La serie Tredici, lanciata il 31 marzo su Netflix

I ragazzi si guardino “Tredici” da soli, senza inutili imposizioni e successive interrogazioni

Mariarosa Mancuso

La serie tv, lanciata il 31 marzo su Netflix, è proposta come visione obbligatoria a tutti gli adolescenti in funzione antibullismo

Nata nel 1992, ex ragazzina Disney e attrice in “Spring Breakers - Una vacanza da sballo” di Harmony Korine (quando il film fu presentato alla Mostra di Venezia c’erano bivacchi di ragazzine in cerca d’autografo) Selena Gomez non è il primo nome che viene in mente quando pensiamo ai programmi scolastici. “Selena chi?” fu la frase ricorrente in sala stampa, a nulla servì ricordare i dischi d’oro vinti dall’ex bimba prodigio. Ora fa (anche) la produttrice. Della serie “Tredici”, lanciata il 31 marzo su Netflix, e proposta come visione obbligatoria a tutti gli adolescenti in funzione antibullismo.
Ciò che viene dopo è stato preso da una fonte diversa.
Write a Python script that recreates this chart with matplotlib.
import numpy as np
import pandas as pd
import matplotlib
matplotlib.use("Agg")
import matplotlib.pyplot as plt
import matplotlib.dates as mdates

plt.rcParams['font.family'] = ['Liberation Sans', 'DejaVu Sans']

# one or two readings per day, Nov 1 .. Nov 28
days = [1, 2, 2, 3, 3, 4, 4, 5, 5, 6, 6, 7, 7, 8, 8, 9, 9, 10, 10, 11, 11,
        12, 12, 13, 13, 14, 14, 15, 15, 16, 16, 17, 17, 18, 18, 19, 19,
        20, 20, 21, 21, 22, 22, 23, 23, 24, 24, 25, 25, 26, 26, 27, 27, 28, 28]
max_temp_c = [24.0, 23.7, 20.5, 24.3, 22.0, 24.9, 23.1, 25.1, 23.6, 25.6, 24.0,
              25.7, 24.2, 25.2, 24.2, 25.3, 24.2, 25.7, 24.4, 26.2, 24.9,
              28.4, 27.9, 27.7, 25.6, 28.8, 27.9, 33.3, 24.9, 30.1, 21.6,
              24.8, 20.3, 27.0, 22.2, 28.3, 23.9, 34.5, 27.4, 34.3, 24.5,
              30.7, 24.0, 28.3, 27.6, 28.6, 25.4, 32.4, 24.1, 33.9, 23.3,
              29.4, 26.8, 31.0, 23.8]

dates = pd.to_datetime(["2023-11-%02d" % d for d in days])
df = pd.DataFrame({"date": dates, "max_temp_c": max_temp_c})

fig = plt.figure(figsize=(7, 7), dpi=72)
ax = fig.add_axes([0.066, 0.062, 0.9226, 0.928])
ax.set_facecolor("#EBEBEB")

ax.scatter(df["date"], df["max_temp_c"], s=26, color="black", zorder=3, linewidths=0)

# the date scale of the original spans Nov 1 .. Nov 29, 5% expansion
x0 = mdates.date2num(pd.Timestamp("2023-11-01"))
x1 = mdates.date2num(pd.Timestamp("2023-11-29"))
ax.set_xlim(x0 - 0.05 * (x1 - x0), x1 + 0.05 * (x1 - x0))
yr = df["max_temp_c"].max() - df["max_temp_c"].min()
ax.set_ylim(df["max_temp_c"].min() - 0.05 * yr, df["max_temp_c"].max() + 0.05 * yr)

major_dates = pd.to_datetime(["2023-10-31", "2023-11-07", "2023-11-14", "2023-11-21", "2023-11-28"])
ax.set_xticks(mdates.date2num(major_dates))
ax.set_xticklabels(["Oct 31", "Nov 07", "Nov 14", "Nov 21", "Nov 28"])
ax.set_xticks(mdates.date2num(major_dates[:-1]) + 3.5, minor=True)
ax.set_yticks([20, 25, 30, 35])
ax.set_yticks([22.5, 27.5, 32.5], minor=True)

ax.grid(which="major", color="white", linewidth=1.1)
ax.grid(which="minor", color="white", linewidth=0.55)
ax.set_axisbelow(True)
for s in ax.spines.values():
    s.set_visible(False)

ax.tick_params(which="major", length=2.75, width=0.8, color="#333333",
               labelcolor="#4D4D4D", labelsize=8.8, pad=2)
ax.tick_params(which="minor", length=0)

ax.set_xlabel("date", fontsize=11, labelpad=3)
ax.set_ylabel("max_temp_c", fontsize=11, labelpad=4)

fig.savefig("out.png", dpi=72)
Lanciata da uno studente, la petizione è sul sito charge.org, piattaforma “per trovare nuove soluzioni ai piccoli e grandi problemi della vita”. Viene voglia di scappare davanti all’intenzione di cambiare il mondo, una raccolta di firme alla volta. Si va da “la verità su Emanuela Orlandi”, all’abolizione dell’anno telefonico di tredici mesi inventato dalle compagnie telefoniche, a “salviamo Flixbus”.

 

Vedere “Tredici” nella lista delle petizioni fa paura. Sappiamo che effetto fanno i banchi di scuola sulle cose belle: diventano, se non insopportabili, quantomeno antipatiche. Sospettiamo che seguirà l’interrogazione o il tema, e tutti proclameranno che il bullismo va combattuto come la mafia. Siamo convinti che le serie servono a divertire, non a risolvere delicate faccende che toccano agli insegnanti e ai genitori (lavori più duri e ingrati del nostro, è il bello di non aver avuto una vocazione).

 

La visione coatta di “Tredici” – tale diventa, nel programma scolastico – non pare una soluzione. Meglio che si guardino la serie da soli, se ne hanno voglia, scoprendola con il passaparola: Selena Gomez sarà pure più attraente della convocazione di un insegnante o di un preside. Gli adolescenti hanno una passione per le storie lacrimevoli – in “Colpa delle stelle”, romanzo di John Green e film di Josh Boone, lei aveva il cancro e lui una gamba sola, già in “Harold e Maude” il ragazzino tentava il suicidio ogni momento, mentre la vecchietta Maude era allegrissima – e possono trovarsela da soli.

 

All’origine c’è un romanzo, “13” di Jay Asher. L’adattamento televisivo ha richiesto parecchio lavoro, Selena Gomez ha rinunciato alla parte della protagonista per raggiunti limiti di età, e anche perché non voleva che la sua celebrità impedisse l’identificazione con Hannah Baker. La ragazza parla dall’oltretomba, dopo il suicidio, come William Holden all’inizio di “Viale del tramonto” (nel film di Billy Wilder vediamo il cadavere galleggiare in piscina). Lo fa attraverso una serie di audiocassette registrate. Le trova sulla soglia di casa Clay, il compagno di scuola un po’ innamorato di lei: “Ti sto per raccontare la storia della mia vita, mettiti comodo”.

 

Racconterà la storia della sua morte, con nomi cognomi e misfatti. L’amica che sempre le ruba i ragazzi che le piacciono, il primo moroso che la fotografa in pose imbarazzanti e fa circolare il materiale a scuola. “Essere asociale ha dei vantaggi”, commenta Clay il diciassettenne solitario (“Riesci a creare dal niente una crisi esistenziale”, gli aveva rimproverato Hannah). Niente da dire sul dramma, qualcosa sulla scrittura. L’andamento a flashback diventa meccanico, e la ricerca dei colpevoli ha un solo leitmotiv: un piccolo gesto procura enormi sofferenze. Il successo impone una seconda stagione, qui più difficile che mai. Senonché Jay Asher si è ricordato che in una precedente versione del romanzo – pubblicata ora per il decennale – Hannah non moriva.